PROBLEM TO SOLVE
Make an exact copy of the lines, leaving the pictures out.
+---+
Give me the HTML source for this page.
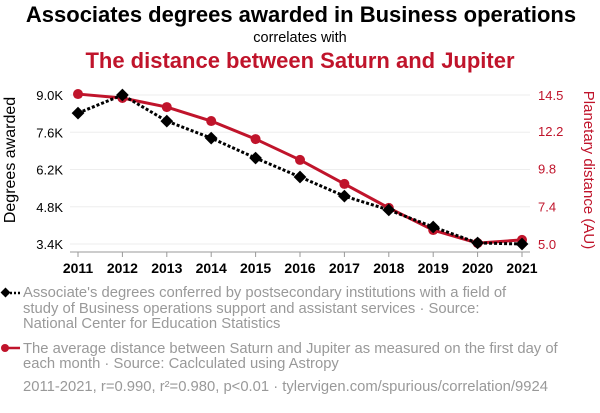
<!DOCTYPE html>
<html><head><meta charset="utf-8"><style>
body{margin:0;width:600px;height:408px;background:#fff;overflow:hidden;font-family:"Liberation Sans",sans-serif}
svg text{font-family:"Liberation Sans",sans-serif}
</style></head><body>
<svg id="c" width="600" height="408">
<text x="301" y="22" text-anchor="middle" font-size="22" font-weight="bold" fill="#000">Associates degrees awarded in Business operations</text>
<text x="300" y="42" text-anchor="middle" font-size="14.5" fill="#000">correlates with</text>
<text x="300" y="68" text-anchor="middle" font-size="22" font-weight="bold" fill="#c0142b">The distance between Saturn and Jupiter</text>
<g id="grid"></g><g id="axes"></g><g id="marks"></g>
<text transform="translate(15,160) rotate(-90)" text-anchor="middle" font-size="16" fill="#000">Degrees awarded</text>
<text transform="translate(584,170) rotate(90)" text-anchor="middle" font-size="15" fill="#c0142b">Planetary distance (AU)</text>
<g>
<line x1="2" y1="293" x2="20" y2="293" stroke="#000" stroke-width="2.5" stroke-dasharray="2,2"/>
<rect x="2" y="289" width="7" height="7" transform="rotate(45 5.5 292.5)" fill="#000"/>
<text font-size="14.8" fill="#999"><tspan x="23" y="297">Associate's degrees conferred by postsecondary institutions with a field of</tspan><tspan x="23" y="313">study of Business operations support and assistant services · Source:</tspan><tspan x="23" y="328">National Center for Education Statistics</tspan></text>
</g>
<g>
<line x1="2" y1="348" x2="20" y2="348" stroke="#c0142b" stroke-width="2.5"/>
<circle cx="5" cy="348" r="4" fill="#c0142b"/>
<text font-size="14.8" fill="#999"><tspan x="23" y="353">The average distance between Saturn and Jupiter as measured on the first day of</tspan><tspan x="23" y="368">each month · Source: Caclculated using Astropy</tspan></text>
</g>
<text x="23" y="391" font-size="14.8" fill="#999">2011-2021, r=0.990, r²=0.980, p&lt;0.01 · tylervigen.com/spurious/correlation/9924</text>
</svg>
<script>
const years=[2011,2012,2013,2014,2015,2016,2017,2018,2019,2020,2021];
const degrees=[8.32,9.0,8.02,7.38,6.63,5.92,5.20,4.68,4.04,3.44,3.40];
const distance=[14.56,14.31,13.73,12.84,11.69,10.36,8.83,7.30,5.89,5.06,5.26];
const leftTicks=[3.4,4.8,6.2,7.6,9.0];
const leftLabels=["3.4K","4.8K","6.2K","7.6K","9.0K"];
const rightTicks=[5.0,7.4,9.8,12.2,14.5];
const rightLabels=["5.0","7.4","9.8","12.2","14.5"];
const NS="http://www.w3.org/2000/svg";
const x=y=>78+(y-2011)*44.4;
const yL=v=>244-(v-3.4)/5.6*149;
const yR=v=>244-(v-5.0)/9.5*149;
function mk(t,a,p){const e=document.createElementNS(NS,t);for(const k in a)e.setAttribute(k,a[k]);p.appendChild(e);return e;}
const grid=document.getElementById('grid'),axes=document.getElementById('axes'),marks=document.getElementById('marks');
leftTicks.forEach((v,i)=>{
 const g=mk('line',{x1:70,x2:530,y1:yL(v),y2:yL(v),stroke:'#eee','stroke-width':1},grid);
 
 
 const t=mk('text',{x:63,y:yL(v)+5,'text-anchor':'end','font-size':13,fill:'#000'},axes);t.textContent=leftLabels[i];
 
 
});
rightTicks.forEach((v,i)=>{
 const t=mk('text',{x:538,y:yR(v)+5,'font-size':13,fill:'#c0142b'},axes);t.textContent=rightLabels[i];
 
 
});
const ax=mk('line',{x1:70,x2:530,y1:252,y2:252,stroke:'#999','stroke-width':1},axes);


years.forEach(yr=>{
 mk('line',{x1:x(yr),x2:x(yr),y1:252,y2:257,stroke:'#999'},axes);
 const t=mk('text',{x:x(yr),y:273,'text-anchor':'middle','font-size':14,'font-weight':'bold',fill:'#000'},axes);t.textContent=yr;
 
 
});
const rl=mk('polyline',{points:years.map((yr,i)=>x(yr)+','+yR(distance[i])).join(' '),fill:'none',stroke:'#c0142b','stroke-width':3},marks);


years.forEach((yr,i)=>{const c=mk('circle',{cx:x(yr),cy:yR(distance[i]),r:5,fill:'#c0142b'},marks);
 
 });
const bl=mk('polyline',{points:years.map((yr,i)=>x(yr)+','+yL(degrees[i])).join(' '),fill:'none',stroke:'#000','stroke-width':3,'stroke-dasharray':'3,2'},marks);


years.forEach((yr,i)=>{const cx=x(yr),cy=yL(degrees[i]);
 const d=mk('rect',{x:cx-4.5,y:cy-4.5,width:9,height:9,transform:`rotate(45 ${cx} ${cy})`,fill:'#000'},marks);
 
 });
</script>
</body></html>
+---+
FINAL RESULT
Give me the HTML source for this page.
<!DOCTYPE html>
<html><head><meta charset="utf-8"><style>
body{margin:0;width:600px;height:408px;background:#fff;overflow:hidden;font-family:"Liberation Sans",sans-serif}
svg text{font-family:"Liberation Sans",sans-serif}
</style></head><body>
<svg id="c" width="600" height="408">
<text x="301" y="22" text-anchor="middle" font-size="22" font-weight="bold" fill="#000">Associates degrees awarded in Business operations</text>
<text x="300" y="42" text-anchor="middle" font-size="14.5" fill="#000">correlates with</text>
<text x="300" y="68" text-anchor="middle" font-size="22" font-weight="bold" fill="#c0142b">The distance between Saturn and Jupiter</text>
<g id="grid"></g><g id="axes"></g><g id="marks"></g>
<text transform="translate(15,160) rotate(-90)" text-anchor="middle" font-size="16" fill="#000">Degrees awarded</text>
<text transform="translate(584,170) rotate(90)" text-anchor="middle" font-size="15" fill="#c0142b">Planetary distance (AU)</text>
<g>
<line x1="2" y1="293" x2="20" y2="293" stroke="#000" stroke-width="2.5" stroke-dasharray="2,2"/>
<rect x="2" y="289" width="7" height="7" transform="rotate(45 5.5 292.5)" fill="#000"/>
<text font-size="14.8" fill="#999"><tspan x="23" y="297">Associate's degrees conferred by postsecondary institutions with a field of</tspan><tspan x="23" y="313">study of Business operations support and assistant services · Source:</tspan><tspan x="23" y="328">National Center for Education Statistics</tspan></text>
</g>
<g>
<line x1="2" y1="348" x2="20" y2="348" stroke="#c0142b" stroke-width="2.5"/>
<circle cx="5" cy="348" r="4" fill="#c0142b"/>
<text font-size="14.8" fill="#999"><tspan x="23" y="353">The average distance between Saturn and Jupiter as measured on the first day of</tspan><tspan x="23" y="368">each month · Source: Caclculated using Astropy</tspan></text>
</g>
<text x="23" y="391" font-size="14.8" fill="#999">2011-2021, r=0.990, r²=0.980, p&lt;0.01 · tylervigen.com/spurious/correlation/9924</text>
</svg>
<script>
const years=[2011,2012,2013,2014,2015,2016,2017,2018,2019,2020,2021];
const degrees=[8.32,9.0,8.02,7.38,6.63,5.92,5.20,4.68,4.04,3.44,3.40];
const distance=[14.56,14.31,13.73,12.84,11.69,10.36,8.83,7.30,5.89,5.06,5.26];
const leftTicks=[3.4,4.8,6.2,7.6,9.0];
const leftLabels=["3.4K","4.8K","6.2K","7.6K","9.0K"];
const rightTicks=[5.0,7.4,9.8,12.2,14.5];
const rightLabels=["5.0","7.4","9.8","12.2","14.5"];
const NS="http://www.w3.org/2000/svg";
const x=y=>78+(y-2011)*44.4;
const yL=v=>244-(v-3.4)/5.6*149;
const yR=v=>244-(v-5.0)/9.5*149;
function mk(t,a,p){const e=document.createElementNS(NS,t);for(const k in a)e.setAttribute(k,a[k]);p.appendChild(e);return e;}
const grid=document.getElementById('grid'),axes=document.getElementById('axes'),marks=document.getElementById('marks');
leftTicks.forEach((v,i)=>{
 const g=mk('line',{x1:70,x2:530,y1:yL(v),y2:yL(v),stroke:'#eee','stroke-width':1},grid);
 
 
 const t=mk('text',{x:63,y:yL(v)+5,'text-anchor':'end','font-size':13,fill:'#000'},axes);t.textContent=leftLabels[i];
 
 
});
rightTicks.forEach((v,i)=>{
 const t=mk('text',{x:538,y:yR(v)+5,'font-size':13,fill:'#c0142b'},axes);t.textContent=rightLabels[i];
 
 
});
const ax=mk('line',{x1:70,x2:530,y1:252,y2:252,stroke:'#999','stroke-width':1},axes);


years.forEach(yr=>{
 mk('line',{x1:x(yr),x2:x(yr),y1:252,y2:257,stroke:'#999'},axes);
 const t=mk('text',{x:x(yr),y:273,'text-anchor':'middle','font-size':14,'font-weight':'bold',fill:'#000'},axes);t.textContent=yr;
 
 
});
const rl=mk('polyline',{points:years.map((yr,i)=>x(yr)+','+yR(distance[i])).join(' '),fill:'none',stroke:'#c0142b','stroke-width':3},marks);


years.forEach((yr,i)=>{const c=mk('circle',{cx:x(yr),cy:yR(distance[i]),r:5,fill:'#c0142b'},marks);
 
 });
const bl=mk('polyline',{points:years.map((yr,i)=>x(yr)+','+yL(degrees[i])).join(' '),fill:'none',stroke:'#000','stroke-width':3,'stroke-dasharray':'3,2'},marks);


years.forEach((yr,i)=>{const cx=x(yr),cy=yL(degrees[i]);
 const d=mk('rect',{x:cx-4.5,y:cy-4.5,width:9,height:9,transform:`rotate(45 ${cx} ${cy})`,fill:'#000'},marks);
 
 });
</script>
</body></html>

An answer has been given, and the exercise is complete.